Exercise 3. Prove that if \(|(x, y)|=\|x\| \cdot\|y\|\) (that is, if the Schwarz inequality reduces to an equality), then \(x\) and \(y\) are linearly dependent.
Exercise 4.
- Prove that the Schwarz inequality remains true if, in the definition of an inner product, "strictly positive" is replaced by "non-negative."
- Prove that for a "non-negative" inner product of the type mentioned in (a), the set of all those vectors \(x\) for which \((x, x)=0\) is a subspace.
- Form the quotient space modulo the subspace mentioned in (b) and show that the given "inner product" induces on that quotient space, in a natural manner, an honest (strictly positive) inner product.
- Do the considerations in (a), (b), and (c) extend to normed spaces (with possibly no inner product)?
Exercise 5.
- Given a strictly positive number \(\alpha\) , try to define a norm in \(\mathbb{R}^{2}\) by writing \[\|x\|=(|\xi_{1}|^{\alpha}+|\xi_{2}|^{\alpha})^{1 / \alpha}\] whenever \(x=(\xi_{1}, \xi_{2})\) . Under what conditions on \(\alpha\) does this equation define a norm?

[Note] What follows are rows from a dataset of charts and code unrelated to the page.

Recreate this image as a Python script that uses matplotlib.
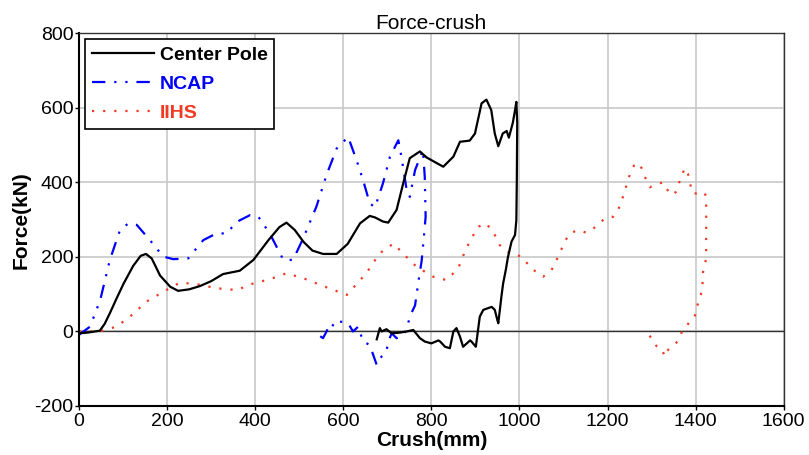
import matplotlib
matplotlib.use("Agg")
import matplotlib.pyplot as plt

plt.rcParams['font.family'] = ['Liberation Sans', 'DejaVu Sans']
plt.rcParams['axes.unicode_minus'] = False

# Center Pole: load path then unloading back down
cp_crush = [0, 20, 47, 58, 70, 85, 101, 123, 140, 152, 165, 184, 207, 225, 250, 275, 300, 327, 365, 396,
            430, 455, 471, 490, 510, 530, 554, 585, 610, 638, 660, 672, 690, 702, 721, 736, 751, 774, 789, 827,
            850, 865, 887, 899, 914, 925, 936, 944, 952, 962, 971, 976, 985, 990, 993, 995, 994, 993, 990, 982,
            974, 969, 963, 959, 952, 950, 944, 937, 918, 910, 905, 901, 891, 888, 872, 865, 857, 850, 842, 831,
            820, 816, 800, 785, 774, 759, 744, 729, 710, 698, 687, 683, 676]
cp_force = [-5, -3, 2, 20, 49, 88, 128, 176, 203, 208, 196, 150, 120, 109, 113, 122, 135, 154, 163, 192,
            245, 280, 292, 272, 240, 217, 208, 208, 235, 290, 310, 306, 295, 292, 326, 397, 465, 483, 467, 442,
            469, 509, 512, 531, 612, 622, 594, 531, 497, 531, 538, 520, 560, 594, 616, 560, 400, 299, 259, 241,
            200, 165, 129, 93, 22, 30, 58, 66, 58, 40, -5, -41, -27, -24, -41, -14, 9, 0, -45, -41,
            -27, -24, -32, -27, -18, 4, 0, -3, -5, 6, 0, 9, -21]

# NCAP
ncap_crush = [0, 25, 48, 70, 93, 112, 131, 161, 191, 214, 248, 282, 312, 335, 358, 388, 407, 433, 464, 486,
              509, 539, 562, 585, 611, 630, 645, 660, 672, 690, 706, 725, 732, 744, 751, 763, 781, 785, 787, 782,
              778, 770, 763, 755, 747, 738, 721, 710, 702, 698, 687, 676, 668, 660, 645, 634, 622, 611, 600, 589,
              581, 570, 562, 554, 543, 532]
ncap_force = [-9, 13, 84, 192, 272, 290, 286, 245, 201, 194, 196, 245, 263, 263, 294, 312, 308, 263, 192, 192,
              250, 335, 420, 491, 522, 460, 406, 344, 333, 397, 469, 513, 469, 379, 361, 433, 487, 415, 308, 240,
              190, 129, 70, 50, 22, -9, -18, -5, -27, -54, -67, -90, -63, -36, -27, 13, 0, 22, 26, 26,
              13, 22, 0, -18, -9, -18]

# IIHS
iihs_crush = [0, 47, 85, 116, 153, 198, 229, 267, 312, 358, 396, 433, 471, 509, 554, 608, 652, 683, 714, 739,
              766, 804, 834, 861, 876, 887, 906, 925, 944, 955, 978, 1005, 1027, 1054, 1073, 1088, 1103, 1114, 1133, 1152,
              1167, 1179, 1194, 1213, 1224, 1232, 1239, 1244, 1251, 1260, 1273, 1280, 1288, 1296, 1311, 1326, 1334, 1345,
              1356, 1361, 1368, 1375, 1383, 1388, 1392, 1402, 1411, 1421, 1424, 1424, 1424, 1424, 1417, 1415, 1408, 1403,
              1398, 1386, 1377, 1368, 1360, 1351, 1335, 1330, 1322, 1311, 1302, 1290]
iihs_force = [0, 0, 13, 40, 80, 111, 131, 127, 116, 111, 129, 140, 156, 143, 122, 98, 156, 210, 236, 205,
              174, 147, 138, 169, 214, 241, 281, 290, 259, 232, 210, 201, 169, 147, 165, 201, 241, 263, 272, 265,
              275, 288, 303, 308, 326, 351, 375, 397, 422, 445, 451, 430, 406, 387, 395, 400, 383, 366,
              375, 395, 415, 438, 422, 395, 372, 370, 370, 372, 357, 308, 245, 196, 160, 111, 86, 65,
              40, 26, 9, -3, -25, -37, -52, -67, -44, -39, -20, -5]

xticks = [0, 200, 400, 600, 800, 1000, 1200, 1400, 1600]
yticks = [-200, 0, 200, 400, 600, 800]

red = '#f03a24'

fig = plt.figure(figsize=(8.09, 4.55), dpi=100)
ax = fig.add_axes([0.0977, 0.1077, 0.871, 0.8191])

ax.grid(True, color='#c8c8c8', lw=1.2)
ax.set_axisbelow(True)
ax.axhline(0, color='#333333', lw=1.0, zorder=1.5)

ax.plot(cp_crush, cp_force, color='black', lw=1.6, label='Center Pole', zorder=3)
ax.plot(ncap_crush, ncap_force, color='blue', lw=1.6, ls=(0, (6, 4, 1, 4, 1, 4)), label='NCAP', zorder=2.5)
ax.plot(iihs_crush, iihs_force, color=red, lw=1.6, ls=(0, (1, 4)), label='IIHS', zorder=2.4)

ax.set_xlim(0, 1600)
ax.set_ylim(-200, 800)
ax.set_xticks(xticks)
ax.set_yticks(yticks)
ax.tick_params(direction='out', length=3, width=1, labelsize=14, top=False, right=False)
ax.tick_params(axis='x', pad=2)
ax.tick_params(axis='y', pad=1)
for s in ['left', 'bottom']:
    ax.spines[s].set_linewidth(1.5)
for s in ['top', 'right']:
    ax.spines[s].set_linewidth(1.0)
    ax.spines[s].set_color('#333333')

ax.set_title('Force-crush', fontsize=15, pad=3)
ax.set_xlabel('Crush(mm)', fontsize=15, fontweight='bold', labelpad=1)
ax.set_ylabel('Force(kN)', fontsize=15, fontweight='bold', labelpad=3)

leg = ax.legend(loc='upper left', fancybox=False, framealpha=1, edgecolor='black',
                prop={'weight': 'bold', 'size': 14}, handlelength=3.2, handletextpad=0.3,
                labelspacing=0.6, borderpad=0.35, borderaxespad=0.3, labelcolor='linecolor')
leg.get_frame().set_linewidth(1.2)

fig.savefig('out.png', dpi=100)
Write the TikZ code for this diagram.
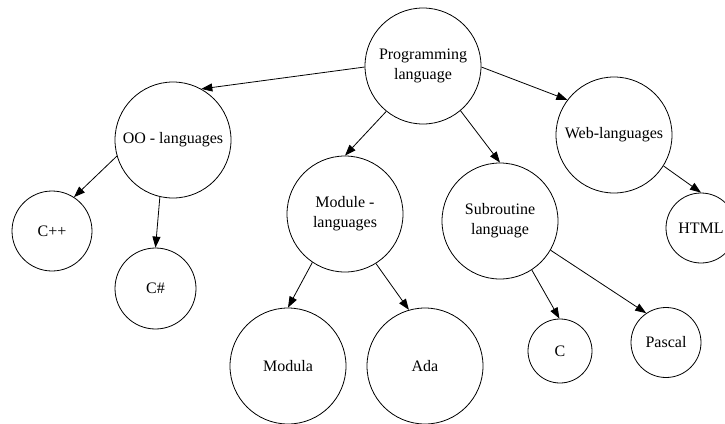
\documentclass[tikz,border=0pt]{standalone}
\usepackage{fontspec}
\setmainfont{Liberation Serif}
\usetikzlibrary{arrows.meta}
\tikzset{
  lang/.style={draw, circle, line width=0.8pt, inner sep=0pt, align=center,
    font=\fontsize{16}{20}\selectfont, minimum size=#1},
  lang/.default=116pt,
  edge/.style={line width=0.8pt, -{Triangle[length=11pt,width=8pt]}}
}
\begin{document}
\begin{tikzpicture}[x=1pt,y=-1pt]
\useasboundingbox (0,0) rectangle (725,423);
\node[lang] (prog) at (423,66) {Programming\\language};
\node[lang] (oo) at (173,140) {OO - languages};
\node[lang=80pt] (cpp) at (52,231) {C++};
\node[lang=81pt] (cs) at (155.5,288.5) {C\#};
\node[lang] (mod) at (345,214) {Module -\\languages};
\node[lang] (modula) at (288,366) {Modula};
\node[lang] (ada) at (425,366) {Ada};
\node[lang] (sub) at (500,221) {Subroutine\\language};
\node[lang=64pt] (c) at (560,351) {C};
\node[lang=70pt] (pascal) at (666,342.5) {Pascal};
\node[lang] (web) at (614,135) {Web-languages};
\node[lang=70pt] (html) at (701,228) {HTML};
\draw[edge] (prog.181) -- (oo.61.6);
\draw[edge] (prog.231.7) -- (mod.90);
\draw[edge] (prog.310.3) -- (sub.90);
\draw[edge] (prog.359) -- (web.143.5);
\draw[edge] (oo.196) -- (cpp.57.4);
\draw[edge] (oo.257) -- (cs.90);
\draw[edge] (mod.236) -- (modula.90);
\draw[edge] (mod.302) -- (ada.106.4);
\draw[edge] (sub.303) -- (c.91);
\draw[edge] (sub.330.5) -- (pascal.124.4);
\draw[edge] (web.328) -- (html.90);
\end{tikzpicture}
\end{document}
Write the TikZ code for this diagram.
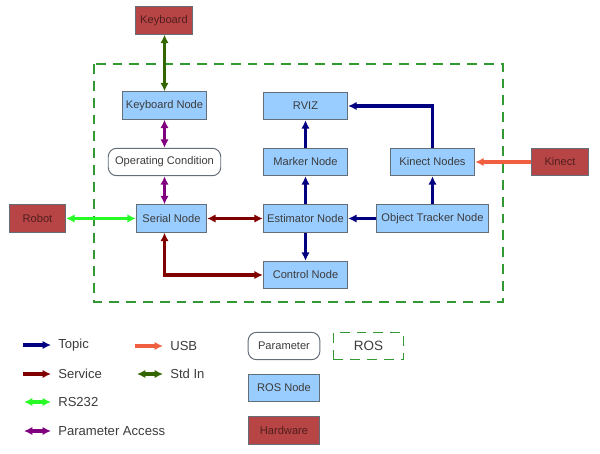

- Prove that the equation \[\|x\|=\max \{|\xi_{1}|,|\xi_{2}|\}\] defines a norm in \(\mathbb{R}^{2}\) .
- To which ones among the norms defined in (a) and (b) does there correspond an inner product in \(\mathbb{R}^{2}\) such that \(\|x\|^{2}=(x, x)\) for all \(x\) in \(\mathbb{R}^{2}\) ?
Exercise 6.
- Prove that a necessary and sufficient condition on a real normed space that there exist an inner product satisfying the equation \(\|x\|^{2}=(x, x)\) for all \(x\) is that \[\|x+y\|^{2}+\|x-y\|^{2}=2\|x\|^{2}+2\|y\|^{2}\] for all \(x\) and \(y\) .
- Discuss the corresponding assertion for complex spaces.
- Prove that a necessary and sufficient condition on a norm in \(\mathbb{R}^{2}\) that there exist an inner product satisfying the equation \(\|x\|^{2}=(x, x)\) for all \(x\) in \(\mathbb{R}^{2}\) is that the locus of the equation \(\|x\|=1\) be an ellipse.
Exercise 7. If \(\{x_{1}, \ldots, x_{n}\}\) is a complete orthonormal set in an inner product space, and if \(y_{j}=\sum_{i=1}^{j} x_{i}\) , \(j=1, \ldots, n\) , express in terms of the \(x\) ’s the vectors obtained by applying the Gram-Schmidt orthogonalization process to the \(y\) ’s.